My application generates logs in JSON format. The logs looks something like this :
{"LogLevel":"error","Datetime":"2013-06-21T11:20:17Z","Module":"DB","Method":"ExecuteSelect","Request":"WS_VALIDATE","Error":"Procedure or function 'WS_VALIDATE' expects parameter '@LOGIN_ID', which was not supplied."}
Currently, I'm pushing in the aforementioned log line as it is into mongoDB. But mongoDB stores the Datetime as a string (which is expected). Now that I want to run some data crunching job on these logs, I'd prefer to store the Datetime as mongoDB's native ISODate data type.
There are 3 ways I can think of for doing this :
i) parse every JSON log line and convert the string to ISODate type in the application code and then insert it.
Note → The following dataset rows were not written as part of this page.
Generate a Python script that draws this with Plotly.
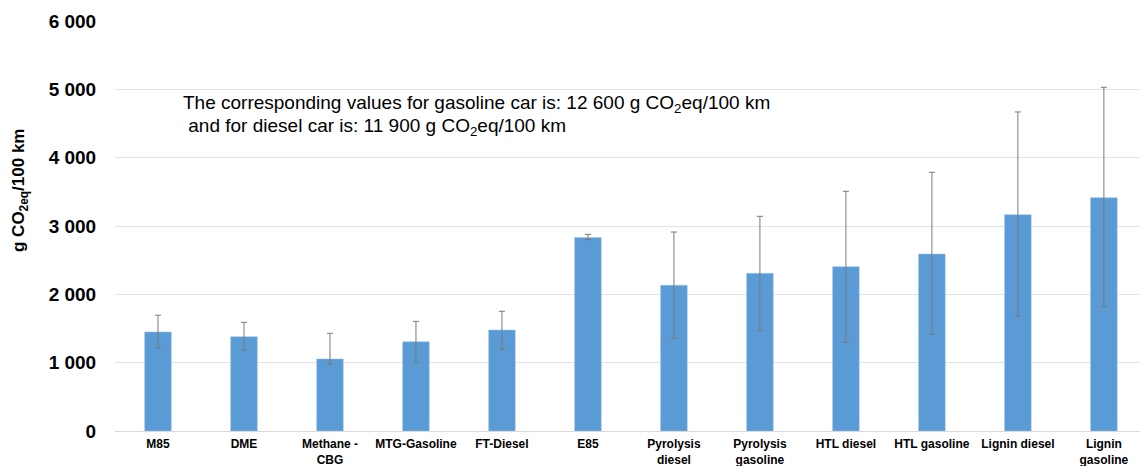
import plotly.graph_objects as go

categories = ["M85", "DME", "Methane -<br>CBG", "MTG-Gasoline", "FT-Diesel", "E85",
              "Pyrolysis<br>diesel", "Pyrolysis<br>gasoline", "HTL diesel", "HTL gasoline",
              "Lignin diesel", "Lignin<br>gasoline"]
values = [1450, 1380, 1054, 1307, 1478, 2830, 2132, 2308, 2405, 2590, 3166, 3415]
upper = [1695, 1590, 1430, 1605, 1752, 2877, 2912, 3142, 3508, 3786, 4669, 5030]
lower = [1219, 1185, 976, 1005, 1195, 2800, 1357, 1474, 1298, 1415, 1679, 1815]

y_tickvals = [0, 1000, 2000, 3000, 4000, 5000, 6000]
y_ticktext = ["0", "1 000", "2 000", "3 000", "4 000", "5 000", "6 000"]

err_plus = [u - v for u, v in zip(upper, values)]
err_minus = [v - l for v, l in zip(values, lower)]

FONT = "Arial, 'Liberation Sans', sans-serif"

fig = go.Figure()
fig.add_trace(go.Bar(
    x=list(range(len(categories))),
    y=values,
    width=0.31,
    marker=dict(color="#5B9BD5", line=dict(color="#9DC3E6", width=0.5)),
    error_y=dict(type="data", symmetric=False, array=err_plus, arrayminus=err_minus,
                 color="#7A7A7A", thickness=1, width=3),
    hoverinfo="y",
))

fig.update_layout(
    width=1140, height=466,
    margin=dict(l=115, r=0, t=21, b=35),
    paper_bgcolor="white", plot_bgcolor="white",
    showlegend=False,
    font=dict(family=FONT, color="black"),
    xaxis=dict(
        tickmode="array", tickvals=list(range(len(categories))), ticktext=categories,
        range=[-0.5, 11.42], automargin=False,
        tickfont=dict(family=FONT, size=12, color="black", weight="bold"),
        showgrid=False, showline=True, linecolor="#D9D9D9", linewidth=1,
        ticks="outside", ticklen=2, tickcolor="rgba(0,0,0,0)",
    ),
    yaxis=dict(
        range=[0, 6000], tickvals=y_tickvals, ticktext=y_ticktext, automargin=False,
        tickfont=dict(family=FONT, size=19, color="black", weight="bold"),
        showgrid=True, gridcolor="#E3E3E3", gridwidth=1,
        zeroline=False, showline=False,
        ticks="outside", ticklen=14, tickcolor="rgba(0,0,0,0)",
    ),
    annotations=[
        dict(text="g CO<sub>2eq</sub>/100 km", textangle=-90, xref="paper", yref="paper",
             x=0, y=(431 - 190) / 410, xshift=-95, xanchor="center", yanchor="middle",
             showarrow=False,
             font=dict(family=FONT, size=17, color="black", weight="bold")),
        dict(text="The corresponding values for gasoline car is: 12 600 g CO<sub>2</sub>eq/100 km",
             xref="paper", yref="y", x=(181 - 115) / 1025, y=5000 - (104 - 89) * 1000 / 68.33,
             xanchor="left", yanchor="middle", showarrow=False,
             font=dict(family=FONT, size=19, color="black")),
        dict(text=" and for diesel car is: 11 900 g CO<sub>2</sub>eq/100 km",
             xref="paper", yref="y", x=(181 - 115) / 1025, y=5000 - (127 - 89) * 1000 / 68.33,
             xanchor="left", yanchor="middle", showarrow=False,
             font=dict(family=FONT, size=19, color="black")),
    ],
)

fig.write_html("out.html", config={"displayModeBar": False},
               post_script="document.body.style.margin='0';document.body.style.overflow='hidden';")
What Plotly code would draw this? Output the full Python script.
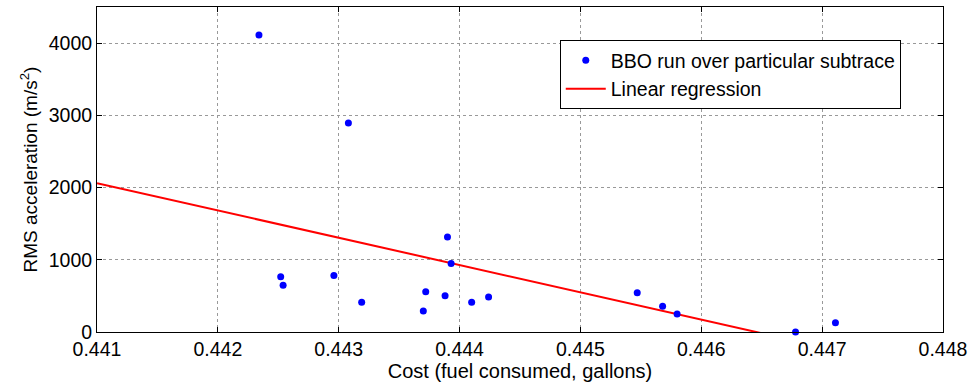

Cons : I'll have to parse each and every line before pushing it to mongoDB, which is going to be a little expensive
ii) After every insert run a query to convert the last inserted document's string date time to ISODate using
element.Datetime = ISODate(element.Datetime);
Cons : Again expensive, as I'm gonna be running one extra query per insert iii) Modify my logs at generation point so that I don't have to do any parsing at application code level, or run an update query after every insert
Also, just curious, is there a way I can configure mongoDB to auto convert datetime strings to its native isodate format ?
TIA
EDIT: I'm using pymongo for inserting the json logs
My file looks something like this :
{"LogLevel":"error","Datetime":"2013-06-21T11:20:17Z","Module":"DB","Method":"ExecuteSelect","Request":"WS_VALIDATE","Error":"Procedure or function 'WS_VALIDATE' expects parameter '@LOGIN_ID', which was not supplied."}
There are hundreds of lines like the one mentioned above. And this is how I'm inserting them into mongodb:
for line in logfile:
collection.insert(json.loads(line))
The following will fix my problem:
for line in logfile:
data = json.loads(line)
data["Datetime"] = datetime.strptime(data["Datetime"], "%Y-%M-%DTHH:mmZ")
collection.insert(data)
What I want to do is get rid of the extra manipulation of datetime I'm having to do above. Hope this clarifies the problem.
Looks like you already have the answer... I would stick with:
for line in logfile:
data = json.loads(line)
data["Datetime"] = datetime.strptime(data["Datetime"], "%Y-%M-%DTHH:mmZ")
collection.insert(data)
I had a similar problem, but I didn't known beforehand where I should replace it by a datetime object. So I changed my json information to something like:
{"LogLevel":"error","Datetime":{"__timestamp__": "2013-06-21T11:20:17Z"},"Module":"DB","Method":"ExecuteSelect","Request":"WS_VALIDATE","Error":"Procedure or function 'WS_VALIDATE' expects parameter '@LOGIN_ID', which was not supplied."}
and parsed json with:
json.loads(data, object_hook=logHook)
with 'logHook' defined as:
def logHook(d):
if '__timestamp__' in d:
return datetime.strptime(d['__timestamp__'], "%Y-%M-%DTHH:mmZ")
return d
This logHook function could also be extended to replace many other 'variables' with elif, elif, ...
Hope this helps!